Pope Benedict XIV's decision to give up being the Pope for lent and hang up the Prada and ruby slippers bewitched and bewildered many, especially considering that being the pope is kinda the religious equivalent of being a Captain in the Sopranos. Once you're in, there's no getting out.

But while the bulk of the discussion has centered around the reasons for the pope's voluntary departure, a number of critics have been floating around the possibility of the Pope being put on trial.

That the Pope met with Italian President Giorgio Napolitano on Feb. 23 to plea  for immunity against prosecution for allegations of child sex crimes combined with recent reports that Vatican will protect the Pope from sex abuse prosecution, and what you have is an almighty trial of the millennium in the making. I mean, how do you even try a pope, and does he have to remove his enormous pope hat in the courtroom?

Nonetheless, such scenarios apparently proved so prickly for the Pope that they ultimately factored into his decision to remain in the Vatican. In fact, one Vatican official informed Reuters that the pope's decision to remain within the opulent jurisprudence of the Vatican was necessary to prevent him from legal woes.

“His continued presence in the Vatican is necessary, otherwise he might be defenseless,” the source said. “He would not have his immunity, his prerogatives, his security, if he is anywhere else.”

Okay, obviously the pope cannot exactly move into a 55 & over community or try to get into a nice co-op (new reality show, perhaps?).

For example, Reuters reported that three alleged factors took precedence, with the first two being seemingly sensible and without controversy. Personal security and the risk of an outside residence inadvertently becoming a place of pilgrimage to commemorate Benedict were among the first two, but the third one is the more intriguing one that has most critics up in arms. The third and final consideration was to ensure the Pope would be free from prosecution.
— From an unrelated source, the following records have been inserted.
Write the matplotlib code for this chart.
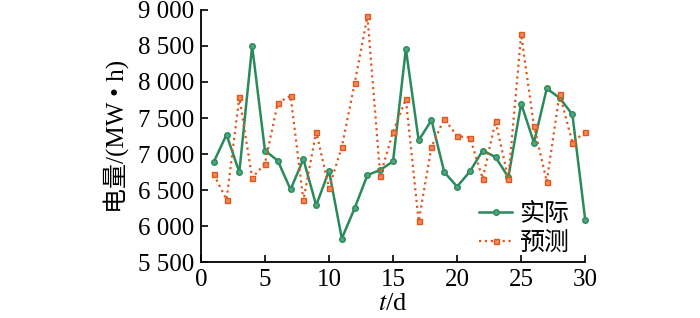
import matplotlib
matplotlib.use("Agg")
import matplotlib.pyplot as plt
from matplotlib.ticker import FuncFormatter, MultipleLocator

plt.rcParams['font.family'] = ['Liberation Serif', 'Noto Sans CJK SC']
plt.rcParams['mathtext.fontset'] = 'stix'

# ---- dados ----
days = list(range(1, 31))
actual = [6890, 7270, 6750, 8500, 7050, 6910, 6510, 6930, 6290, 6770,
          5830, 6250, 6710, 6780, 6900, 8460, 7190, 7470, 6750, 6550,
          6760, 7050, 6960, 6680, 7700, 7160, 7910, 7780, 7550, 6090]
predicted = [6720, 6370, 7790, 6670, 6870, 7710, 7810, 6360, 7310, 6530,
             7100, 7980, 8910, 6700, 7310, 7760, 6070, 7100, 7490, 7250,
             7230, 6660, 7460, 6660, 8660, 7390, 6620, 7840, 7160, 7310]

GREEN = "#2b8a5c"
ORANGE = "#e2571e"

fig = plt.figure(figsize=(7, 3.18), dpi=100)
ax = fig.add_axes([0.287, 0.175, 0.549, 0.794])

ax.plot(days, actual, color=GREEN, lw=1.8, marker='o', ms=4,
        mfc="#4fa47a", mec=GREEN, mew=1.0, label="实际", clip_on=False)
ax.plot(days, predicted, color=ORANGE, lw=1.6, ls=':', marker='s', ms=3.6,
        mfc="#ee8a5a", mec=ORANGE, mew=1.0, label="预测", clip_on=False)

ax.set_xlim(0, 30)
ax.set_ylim(5500, 9000)
ax.xaxis.set_major_locator(MultipleLocator(5))
ax.yaxis.set_major_locator(MultipleLocator(500))
ax.yaxis.set_major_formatter(FuncFormatter(
    lambda v, p: f"{int(v):,}".replace(",", " ")))

for s in ("top", "right"):
    ax.spines[s].set_visible(False)
ax.tick_params(direction='in', labelsize=18, length=5, width=1.2, pad=5)
ax.spines['left'].set_linewidth(1.3)
ax.spines['bottom'].set_linewidth(1.3)

ax.set_ylabel("电量/(MW • h)", fontsize=18, labelpad=6)
ax.set_xlabel("$t$/d", fontsize=19, labelpad=1)

ax.legend(loc='lower right', frameon=False, fontsize=18,
          handlelength=1.3, handletextpad=0.3, labelspacing=0.25,
          borderaxespad=0.0, bbox_to_anchor=(0.985, -0.01))

fig.savefig("out.png", dpi=100)
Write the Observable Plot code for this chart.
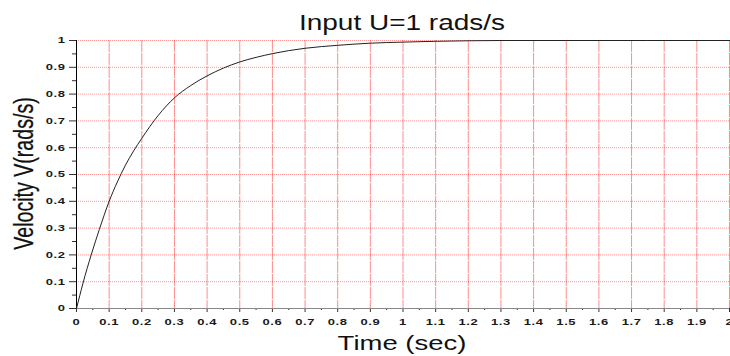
<!DOCTYPE html>
<html><head><meta charset="utf-8">
<script src="https://cdn.jsdelivr.net/npm/d3@7"></script>
<script src="https://cdn.jsdelivr.net/npm/@observablehq/plot@0.6"></script>
<style>
body{margin:0;background:#fff;}
#chart svg{font-family:"Liberation Sans",Arial,sans-serif;}
</style>
</head><body><div id="chart"></div>
<script>
const title = "Input U=1 rads/s";
const xLabel = "Time (sec)";
const yLabel = "Velocity V(rads/s)";

// values
const time =     [0, 0.01, 0.02, 0.045, 0.07, 0.1, 0.125, 0.15, 0.175, 0.2, 0.25, 0.3, 0.35, 0.4, 0.45, 0.5, 0.55, 0.6, 0.7, 0.8, 0.9, 1.0, 1.1, 1.2, 1.3, 1.5, 2.0];
const velocity = [0, 0.048, 0.095, 0.2, 0.295, 0.4, 0.472, 0.535, 0.588, 0.635, 0.72, 0.786, 0.832, 0.868, 0.897, 0.92, 0.937, 0.951, 0.971, 0.982, 0.99, 0.994, 0.997, 0.999, 1, 1, 1];

const xTicks = [0,0.1,0.2,0.3,0.4,0.5,0.6,0.7,0.8,0.9,1,1.1,1.2,1.3,1.4,1.5,1.6,1.7,1.8,1.9,2];
const yTicks = [0,0.1,0.2,0.3,0.4,0.5,0.6,0.7,0.8,0.9,1];
const xMinor = xTicks.slice(1).map(d => +(d - 0.05).toFixed(2));
const yMinor = yTicks.slice(1).map(d => +(d - 0.05).toFixed(2));

const data = time.map((t, i) => ({t, v: velocity[i]}));
const fmt = d => String(+d.toFixed(1));

const chart = Plot.plot({
  width: 730, height: 356,
  marginTop: 40, marginBottom: 48, marginLeft: 76, marginRight: 1,
  style: {fontFamily: '"Liberation Sans",Arial,sans-serif', fontSize: "13px", color: "#111", background: "#fff", overflow: "visible"},
  x: {domain: [0, 2], label: null},
  y: {domain: [0, 1], label: null},
  marks: [
    Plot.gridX(xTicks.slice(1), {stroke: "#ff4040", strokeOpacity: 0.6, strokeDasharray: "12,1"}),
    Plot.gridY(yTicks.slice(1), {stroke: "#ff3030", strokeOpacity: 0.5, strokeDasharray: "1,1"}),
    Plot.axisX(xMinor, {tickSize: 2, tickFormat: () => "", stroke: "#333"}),
    Plot.axisX(xTicks, {tickSize: 4, tickPadding: 6, tickFormat: fmt, fontWeight: "bold", fill: "#1a1a1a", stroke: "#333"}),
    Plot.axisY(yMinor, {tickSize: 4, tickFormat: () => "", stroke: "#333"}),
    Plot.axisY(yTicks, {tickSize: 7, tickPadding: 4, tickFormat: fmt, fontWeight: "bold", fill: "#1a1a1a", stroke: "#333"}),
    Plot.ruleY([0], {stroke: "#888"}),
    Plot.ruleX([0], {stroke: "#000"}),
    Plot.line(data, {x: "t", y: "v", stroke: "#222", strokeWidth: 1, curve: "monotone-x"})
  ]
});
document.getElementById("chart").appendChild(chart);

const svg = d3.select(chart.tagName === "svg" ? chart : chart.querySelector("svg"));
// squash tick labels vertically like the reference
svg.selectAll('g[aria-label$="tick label"] text').each(function() {
  const el = d3.select(this);
  el.attr("letter-spacing", "0.6px");
  const tr = el.attr("transform");
  if (tr) el.attr("transform", tr + " scale(1,0.72)");
});

svg.append("text")
  .attr("transform", "translate(402,30) scale(1,0.8)")
  .attr("text-anchor", "middle").attr("font-size", 28).attr("fill", "#111")
  .text(title);
svg.append("text")
  .attr("transform", "translate(402,350) scale(1,0.72)")
  .attr("text-anchor", "middle").attr("font-size", 27.5).attr("fill", "#111")
  .text(xLabel);
svg.append("text")
  .attr("transform", "translate(33,173.5) rotate(-90) scale(0.7,1)")
  .attr("text-anchor", "middle").attr("font-size", 28).attr("fill", "#111")
  .attr("stroke", "#111").attr("stroke-width", 0.3)
  .text(yLabel);
</script>
</body></html>
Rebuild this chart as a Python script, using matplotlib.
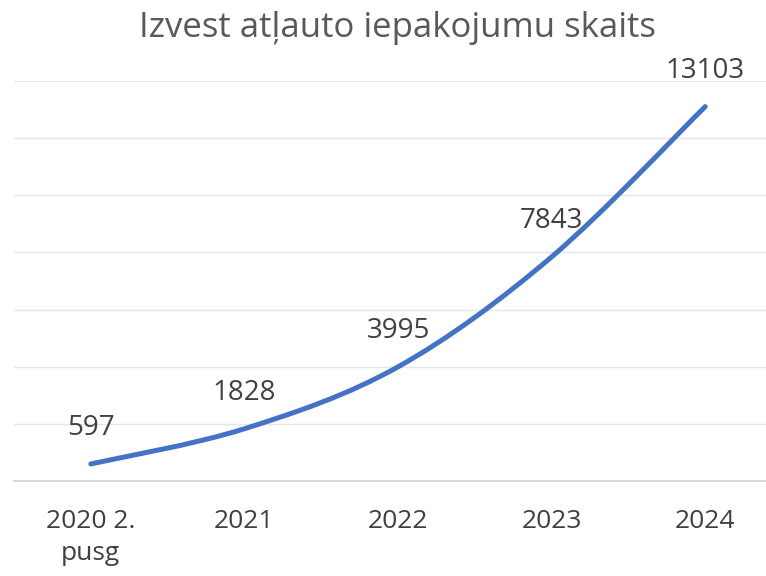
import matplotlib

matplotlib.use("Agg")
import matplotlib.pyplot as plt
import numpy as np
from matplotlib.path import Path
from matplotlib.patches import PathPatch

categories = ["2020 2.\npusg", "2021", "2022", "2023", "2024"]
values = [597, 1828, 3995, 7843, 13103]
title = "Izvest atļauto iepakojumu skaits"

LINE = "#4472C4"
GRID = "#E6E6E6"
AXIS = "#D9D9D9"
LABEL = "#404040"
TITLE = "#595959"

plt.rcParams["font.family"] = ["Open Sans", "DejaVu Sans"]

fig = plt.figure(figsize=(7.66, 5.76), dpi=100)
# axes run past the right edge like the original
ax = fig.add_axes([14 / 766, 1 - 481 / 576, 768 / 766, 400 / 576])

x = np.arange(len(values), dtype=float)
y = np.array(values, dtype=float)

# Excel-style smoothed line: cubic Bezier through points (Catmull-Rom tangents)
verts = [(x[0], y[0])]
codes = [Path.MOVETO]
n = len(x)
for i in range(n - 1):
    p0 = np.array([x[max(i - 1, 0)], y[max(i - 1, 0)]])
    p1 = np.array([x[i], y[i]])
    p2 = np.array([x[i + 1], y[i + 1]])
    p3 = np.array([x[min(i + 2, n - 1)], y[min(i + 2, n - 1)]])
    c1 = p1 + (p2 - p0) / 6
    c2 = p2 - (p3 - p1) / 6
    verts += [tuple(c1), tuple(c2), tuple(p2)]
    codes += [Path.CURVE4] * 3
ax.add_patch(PathPatch(Path(verts, codes), fill=False, edgecolor=LINE,
                       lw=3.6, capstyle="round", joinstyle="round", zorder=3))

for xi, v in zip(x, values):
    ax.annotate(str(v), xy=(xi, v), xytext=(0, 26), textcoords="offset points",
                ha="center", va="center", fontsize=20, color=LABEL)

ax.set_xlim(-0.5, 4.5)
ax.set_ylim(0, 14000)
ax.set_yticks(np.arange(0, 14001, 2000))
ax.set_yticklabels([])
ax.tick_params(axis="y", length=0)
ax.grid(axis="y", color=GRID, lw=1.0)
ax.set_axisbelow(True)
for s in ("top", "right", "left"):
    ax.spines[s].set_visible(False)
ax.spines["bottom"].set_color(AXIS)
ax.spines["bottom"].set_linewidth(1.5)

ax.set_xticks(x)
ax.set_xticklabels(categories, fontsize=19, color=LABEL, linespacing=1.4)
ax.tick_params(axis="x", length=0, pad=20)

fig.text(397 / 766, 1 - 37 / 576, title, ha="center", va="baseline",
         fontsize=25, color=TITLE)

fig.savefig("out.png", dpi=100)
For some, this is obviously roughly the equivalent of a just letting President Bush, a man who's guilty of war crimes, simply spend his days staring at brush on his Texas Ranch. In fact, it seems Pope Benedict was already named in a 2010 case for allegedly failing to take action after purportedly learning about an abusive priest when he was a cardinal in 1995. Naturally, the case was ultimately withdrawn, but many others have sought similar ramifications.

Regardless, this story doesn't seem like it will be going away anytime soon.